Top Bush administration officials have endorsed the concept, and some members of the U.S. Congress have said federal legislation is needed to aid law enforcement investigations into child pornography. A bill is already pending in the Colorado State Senate.

Mandatory data retention requirements worry privacy advocates because they permit police to obtain records of e-mail chatter, Web browsing or chat-room activity that normally would have been discarded after a few months. And some proposals would require providers to retain data that ordinarily never would have been kept at all.

CNET News.com was the first to report last June that the U.S. Department of Justice was quietly shopping around the idea of legally required data retention. But it was the European Parliament's vote in December for a data retention requirement that seems to have attracted broader interest inside the United States.

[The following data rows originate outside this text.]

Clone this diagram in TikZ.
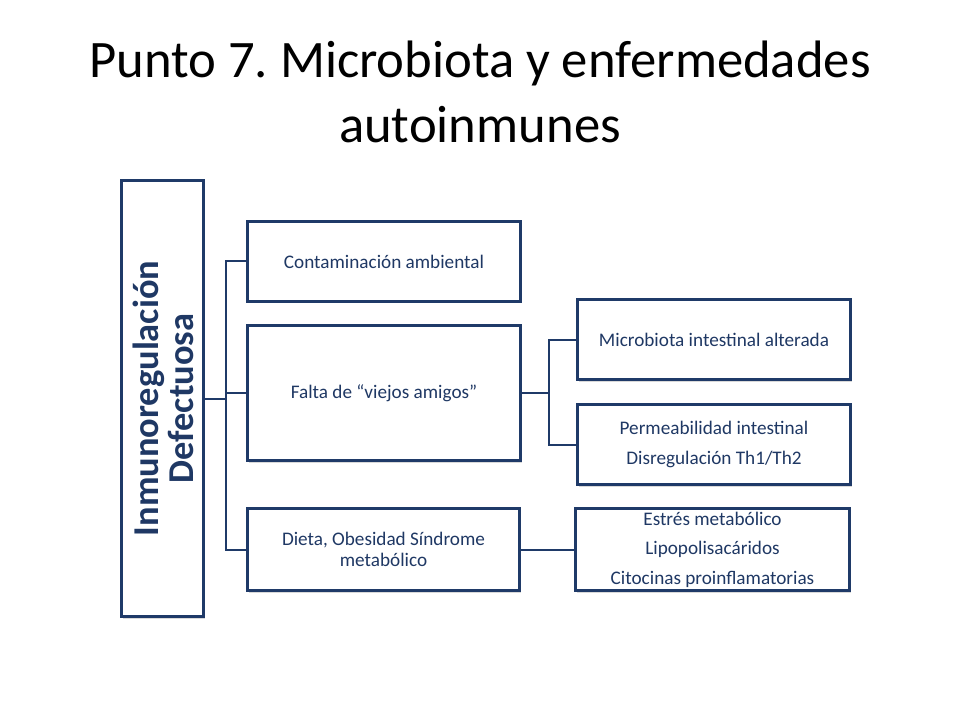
\documentclass[tikz,border=0pt]{standalone}
\usepackage{fontspec}
\setmainfont{Carlito}
\frenchspacing
\usetikzlibrary{shadows}
\definecolor{navy}{HTML}{1F3A68}
\definecolor{navytext}{HTML}{1F3864}
\tikzset{
  box/.style={draw=navy, line width=2.25pt, fill=white, rectangle, align=center,
    text=navytext, font=\fontsize{14.4}{16.2}\selectfont, inner sep=2pt,
    drop shadow={shadow xshift=1pt, shadow yshift=-1.5pt, opacity=0.25, fill=black!60}},
  link/.style={draw=navy, line width=1.5pt}
}
\begin{document}
\begin{tikzpicture}[x=0.75pt,y=-0.75pt]
\useasboundingbox (0,0) rectangle (960,720);
\node[font=\fontsize{39.5}{48.75}\selectfont, align=center, text=black] (title) at (480,92)
  {Punto 7. Microbiota y enfermedades\\autoinmunes};
\node[box, minimum width=61.5pt, minimum height=327pt, inner sep=0pt] (big) at (162.5,398.5) {};
\node[rotate=90, align=center, text=navytext, font=\fontsize{27.3}{26.25}\bfseries] (bigtxt) at (163,398.5)
  {Inmunoregulación\\Defectuosa};
\node[box, minimum width=204.75pt, minimum height=60pt] (b1) at (384,261.5) {Contaminación ambiental};
\node[box, minimum width=204.75pt, minimum height=101.25pt] (b2) at (384,393) {Falta de “viejos amigos”};
\node[box, minimum width=204pt, minimum height=61.5pt] (b3) at (383.5,549.5) {Dieta, Obesidad Síndrome\\metabólico};
\node[box, minimum width=204.75pt, minimum height=60pt] (m1) at (714,339.5) {Microbiota intestinal alterada};
\node[box, minimum width=204.75pt, minimum height=60pt] (m2) at (714,444.5) {Permeabilidad intestinal\\[6pt]Disregulación Th1/Th2};
\node[box, minimum width=205.5pt, minimum height=61.5pt] (m3) at (712.5,549.5) {Estrés metabólico\\[6pt]Lipopolisacáridos\\[6pt]Citocinas proinflamatorias};
\coordinate (j1) at (226,398.5);
\coordinate (j2) at (549,393);
\draw[link] (big.east) -- (j1);
\draw[link] (b1.west) -| (j1);
\draw[link] (b3.west) -| (j1);
\draw[link] (b2.west) -- (b2.west -| j1);
\draw[link] (b2.east) -- (j2);
\draw[link] (m1.west) -| (j2);
\draw[link] (m2.west) -| (j2);
\draw[link] (b3.east) -- (m3.west);
\end{tikzpicture}
\end{document}
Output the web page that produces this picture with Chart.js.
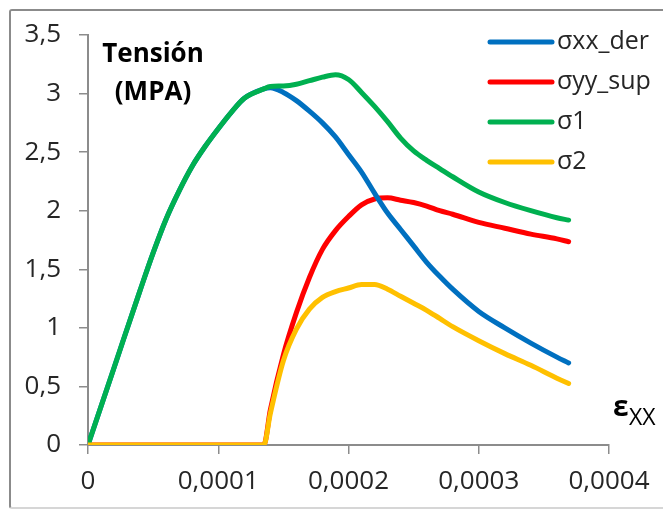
<!DOCTYPE html>
<html>
<head>
<meta charset="utf-8">
<script src="https://cdn.jsdelivr.net/npm/chart.js@4.4.1/dist/chart.umd.min.js"></script>
<style>
  html, body { margin: 0; padding: 0; background: #fff; }
  #wrap { position: relative; width: 663px; height: 509px; overflow: hidden; }
  #frame {
    position: absolute; left: 9px; top: 9px; width: 700px; height: 496px;
    border: 2px solid #8b8b8b; border-bottom-color: #d6d6d6; border-radius: 3px;
  }
  #chart { position: absolute; left: 0; top: 0; }
</style>
</head>
<body>
<div id="wrap">
  <div id="frame"></div>
  <canvas id="chart" width="663" height="509"></canvas>
</div>
<script>
// strain (εxx) shared by all series
const strain = [0, 0.00002, 0.00004, 0.00005, 0.00006, 0.00007, 0.00008, 0.00009, 0.0001,
  0.00011, 0.00012, 0.000135, 0.00014, 0.00015, 0.00016, 0.00017, 0.00018, 0.00019, 0.0002,
  0.00021, 0.00022, 0.00023, 0.00024, 0.00025, 0.00026, 0.00027, 0.00028, 0.0003, 0.00032,
  0.00034, 0.00036, 0.000369];

const sigmaXXDer = [0, 0.66, 1.32, 1.64, 1.93, 2.17, 2.38, 2.55, 2.70,
  2.84, 2.96, 3.04, 3.05, 3.01, 2.94, 2.85, 2.75, 2.63, 2.48,
  2.33, 2.15, 1.98, 1.84, 1.70, 1.56, 1.44, 1.33, 1.14, 1.00,
  0.87, 0.75, 0.70];

const sigmaYYSup = [0, 0, 0, 0, 0, 0, 0, 0, 0,
  0, 0, 0, 0.30, 0.77, 1.13, 1.43, 1.67, 1.83, 1.95,
  2.05, 2.10, 2.11, 2.09, 2.07, 2.04, 2.00, 1.97, 1.90, 1.85,
  1.80, 1.76, 1.735];

const sigma1 = [0, 0.66, 1.32, 1.64, 1.93, 2.17, 2.38, 2.55, 2.70,
  2.84, 2.96, 3.04, 3.06, 3.065, 3.08, 3.11, 3.14, 3.16, 3.12,
  3.01, 2.89, 2.76, 2.62, 2.51, 2.43, 2.36, 2.29, 2.16, 2.07,
  2.00, 1.94, 1.92];

const sigma2 = [0, 0, 0, 0, 0, 0, 0, 0, 0,
  0, 0, 0, 0.27, 0.72, 0.99, 1.16, 1.26, 1.31, 1.34,
  1.37, 1.37, 1.33, 1.27, 1.21, 1.15, 1.08, 1.01, 0.89, 0.78,
  0.68, 0.57, 0.525];

const seriesNames = ["σxx_der", "σyy_sup", "σ1", "σ2"];
const seriesValues = [sigmaXXDer, sigmaYYSup, sigma1, sigma2];
const seriesColors = ["#0070C0", "#FF0000", "#00B050", "#FFC000"];
const seriesOrder = [3, 4, 2, 1]; // yellow over red, green over blue

const FONT = "'Open Sans', 'DejaVu Sans', sans-serif";
const TEXT = "#262626";
const AXIS = "#8c8c8c";

function fmt(v) {
  return String(+v.toFixed(4)).replace(".", ",");
}

const datasets = seriesNames.map((name, i) => ({
  label: name,
  data: strain.map((x, k) => ({ x: x, y: seriesValues[i][k] })),
  borderColor: seriesColors[i],
  backgroundColor: seriesColors[i],
  borderWidth: 5,
  pointRadius: 0,
  showLine: true,
  cubicInterpolationMode: "monotone",
  borderCapStyle: "round",
  borderJoinStyle: "round",
  order: seriesOrder[i],
}));

// legend + free labels, drawn on top of the chart
const extras = {
  id: "extras",
  afterDraw(chart) {
    const ctx = chart.ctx;
    ctx.save();
    // legend
    ctx.lineCap = "round";
    ctx.lineWidth = 5;
    ctx.font = "25px " + FONT;
    ctx.textAlign = "left";
    ctx.textBaseline = "middle";
    seriesNames.forEach((name, i) => {
      const y = 42 + i * 40;
      ctx.strokeStyle = seriesColors[i];
      ctx.beginPath();
      ctx.moveTo(490, y);
      ctx.lineTo(552, y);
      ctx.stroke();
      ctx.fillStyle = TEXT;
      ctx.fillText(name, 557, y);
    });
    // y axis title
    ctx.fillStyle = "#000";
    ctx.textAlign = "center";
    ctx.font = "bold 26px " + FONT;
    ctx.fillText("Tensión", 153, 55);
    ctx.fillText("(MPA)", 153, 93);
    // x axis title
    ctx.textAlign = "left";
    ctx.font = "bold 28px " + FONT;
    ctx.fillText("ε", 613, 408);
    ctx.font = "23px " + FONT;
    ctx.fillText("XX", 629, 418);
    ctx.restore();
  },
};

new Chart(document.getElementById("chart"), {
  type: "scatter",
  data: { datasets: datasets },
  options: {
    responsive: false,
    animation: false,
    devicePixelRatio: 1,
    layout: { padding: { left: 0, right: 54, top: 35, bottom: 0 } },
    plugins: { legend: { display: false }, tooltip: { enabled: false } },
    scales: {
      x: {
        type: "linear",
        min: 0,
        max: 0.0004,
        afterFit: (s) => { s.height = 64; },
        ticks: {
          stepSize: 0.0001,
          callback: (v) => fmt(v),
          font: { family: FONT, size: 26 },
          color: TEXT,
          padding: 12,
          maxRotation: 0,
        },
        grid: { drawOnChartArea: false, drawTicks: true, tickLength: 9, color: AXIS, lineWidth: 1.5 },
        border: { display: true, color: AXIS, width: 2 },
      },
      y: {
        type: "linear",
        min: 0,
        max: 3.5,
        afterFit: (s) => { s.width = 88; },
        ticks: {
          stepSize: 0.5,
          callback: (v) => fmt(v),
          font: { family: FONT, size: 26 },
          color: TEXT,
          padding: 18,
        },
        grid: { drawOnChartArea: false, drawTicks: true, tickLength: 9, color: AXIS, lineWidth: 1.5 },
        border: { display: true, color: AXIS, width: 2 },
      },
    },
  },
  plugins: [extras],
});
</script>
</body>
</html>
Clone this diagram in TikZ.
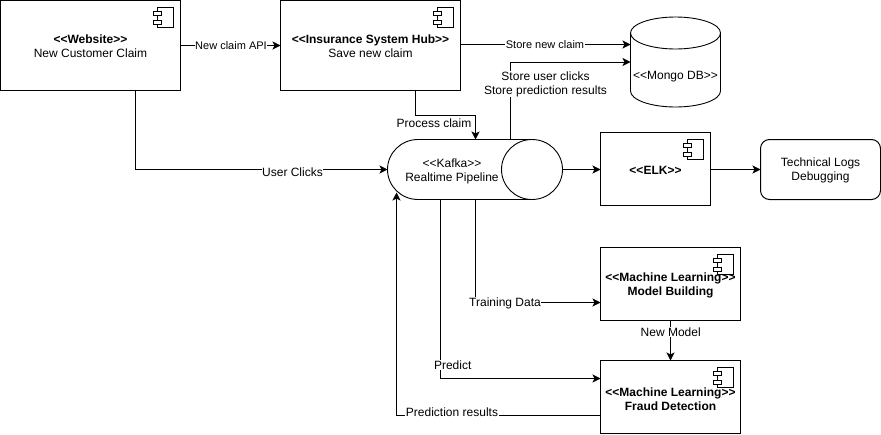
\documentclass[tikz,border=0pt]{standalone}
\usepackage{fontspec}
\setmainfont{Liberation Sans}
\usetikzlibrary{arrows.meta,calc}
\tikzset{
  every node/.style={font=\fontsize{12}{14}\selectfont, align=center, inner sep=0pt, outer sep=0pt},
  boxnode/.style={draw=black, line width=1pt, fill=white, minimum width=#1},
  boxnode/.default=180pt,
  conn/.style={draw=black, line width=1pt, -{Stealth[length=8pt,width=8pt,inset=2pt]}},
  lbl/.style={fill=white, inner xsep=0.5pt, inner ysep=0.5pt},
  smalllbl/.style={lbl, font=\fontsize{11}{13}\selectfont},
  iconpart/.style={draw=black, line width=1pt, fill=white},
  shapeline/.style={draw=black, line width=0.9pt},
}
\newcommand{\compicon}[1]{%
  \draw[iconpart] ($(#1.north east)+(-23.5,7)$) rectangle ($(#1.north east)+(-7,27)$);
  \draw[iconpart] ($(#1.north east)+(-27,10.5)$) rectangle ($(#1.north east)+(-19,14.5)$);
  \draw[iconpart] ($(#1.north east)+(-27,19.5)$) rectangle ($(#1.north east)+(-19,23.5)$);
}
\begin{document}
\begin{tikzpicture}[x=1pt,y=-1pt]
\useasboundingbox (0,0) rectangle (881,434);
% boxes
\node[boxnode, minimum height=89.5pt] (web) at (90.5,45.25) {};
\node[boxnode, minimum height=89.5pt] (hub) at (370.5,45.25) {};
\node[boxnode=110pt, minimum height=72.5pt] (elk) at (655.5,168.75) {};
\node[boxnode=140pt, minimum height=73pt] (mlb) at (670.5,284) {};
\node[boxnode=140pt, minimum height=73pt] (mlf) at (670.5,397) {};
\node[draw=black, line width=1pt, rounded corners=9pt, minimum width=120pt, minimum height=60pt] (logs) at (820.5,169.5) {};
\node (logstext) at (820.5,170.5) {Technical Logs\\Debugging};
\compicon{web}
\compicon{hub}
\compicon{mlb}
\compicon{mlf}
\compicon{elk}
% box texts
\node (webtext) at (90.5,46.5) {\textbf{<{}<Website>{}>}\\New Customer Claim};
\node (hubtext) at (370.5,46.5) {\textbf{<{}<Insurance System Hub>{}>}\\Save new claim};
\node (elktext) at (655.5,170.5) {\textbf{<{}<ELK>{}>}};
\node (mlbtext) at (670.5,285.75) {\textbf{<{}<Machine Learning>{}>}\\\textbf{Model Building}};
\node (mlftext) at (670.5,398.75) {\textbf{<{}<Machine Learning>{}>}\\\textbf{Fraud Detection}};
% kafka
\node[minimum width=175pt, minimum height=60pt] (kafka) at (475,169.5) {};
\draw[shapeline] (418,139.5) arc[start angle=90, end angle=270, x radius=30.5pt, y radius=30pt] -- (532,199.5) (532,139.5) -- (418,139.5);
\draw[shapeline] (532,169.5) ellipse[x radius=30.5pt, y radius=30pt];
\node (kafkatext) at (452,171) {<{}<Kafka>{}>\\Realtime Pipeline};
% mongo
\node[minimum width=90pt, minimum height=90pt] (mongo) at (675.5,62) {};
\draw[shapeline] (630.5,33) arc[start angle=180, end angle=0, x radius=45pt, y radius=16pt]
  -- (720.5,91) arc[start angle=0, end angle=-180, x radius=45pt, y radius=16pt] -- cycle;
\draw[shapeline] (630.5,33) arc[start angle=180, end angle=360, x radius=45pt, y radius=16pt];
\node (mongotext) at (675.5,76.5) {<{}<Mongo DB>{}>};
% connectors
\coordinate (kafkaret) at (396.5,192.5);
\draw[conn] (web.east |- 0,45.5) -- (hub.west |- 0,45.5);
\draw[conn] (135.5,90) -- (135.5,169.5) -- (kafka.west);
\draw[conn] (415.5,90) -- (415.5,115.5) -- (475.5,115.5) -- (475.5,139.5);
\draw[conn] (hub.east |- 0,44.5) -- (mongo.west |- 0,44.5);
\draw[conn] (510.5,139.5) -- (510.5,62) -- (mongo.west |- 0,62);
\draw[conn] (kafka.east) -- (elk.west |- kafka.east);
\draw[conn] (elk.east |- logs.west) -- (logs.west);
\draw[conn] (475.5,199.5) -- (475.5,302.5) -- (mlb.west |- 0,302.5);
\draw[conn] (440.5,199.5) -- (440.5,378.5) -- (mlf.west |- 0,378.5);
\draw[conn] (mlf.west |- 0,415.5) -- (396.5,415.5) -- (kafkaret);
\draw[conn] (mlb.south) -- (mlf.north);
% labels
\node[smalllbl] (l1) at (231,46) {New claim API};
\node[lbl] (l2) at (292.5,172) {User Clicks};
\node[lbl] (l3) at (434,123) {Process claim};
\node[smalllbl] (l4) at (545,45) {Store new claim};
\node[lbl] (l5) at (545.5,84) {Store user clicks\\Store prediction results};
\node[lbl] (l6) at (505,303) {Training Data};
\node[lbl] (l7) at (670.7,332) {New Model};
\node[lbl] (l8) at (452.7,365) {Predict};
\node[lbl] (l9) at (452,412) {Prediction results};
\end{tikzpicture}
\end{document}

At a hearing last week, Rep. Ed Whitfield, a Kentucky Republican who heads a House oversight and investigations subcommittee, suggested that data retention laws would be useful to police investigating crimes against children.

"I absolutely think that that is an idea that is worth pursuing," an aide to Whitfield said in an interview on Thursday. "If those files were retained for a longer period of time, it would help in the uncovering and prosecution of these crimes." Another hearing is planned for April 27.

Internet providers generally offer three reasons why they are skeptical of mandatory data retention: first, it is not clear who will be able to access records of someone's online behavior; second, it's not clear who will pay for the data warehouses to be constructed; and third, it's not clear that police are hindered by current law as long as they move swiftly in investigations.

"What we haven't seen is any evidence where the data would have been helpful, where the problem was not caused by law enforcement taking too long when they knew a problem existed," said Dave McClure, president of the U.S. Internet Industry Association, which represents small to midsize companies.

McClure said that while data retention aficionados cite child pornography, the stored data would be open to any type of investigation--including, for instance, those focused on drug crimes, tax fraud, or terrorism prosecutions. "The agenda behind this doesn't appear to be legitimate," he said.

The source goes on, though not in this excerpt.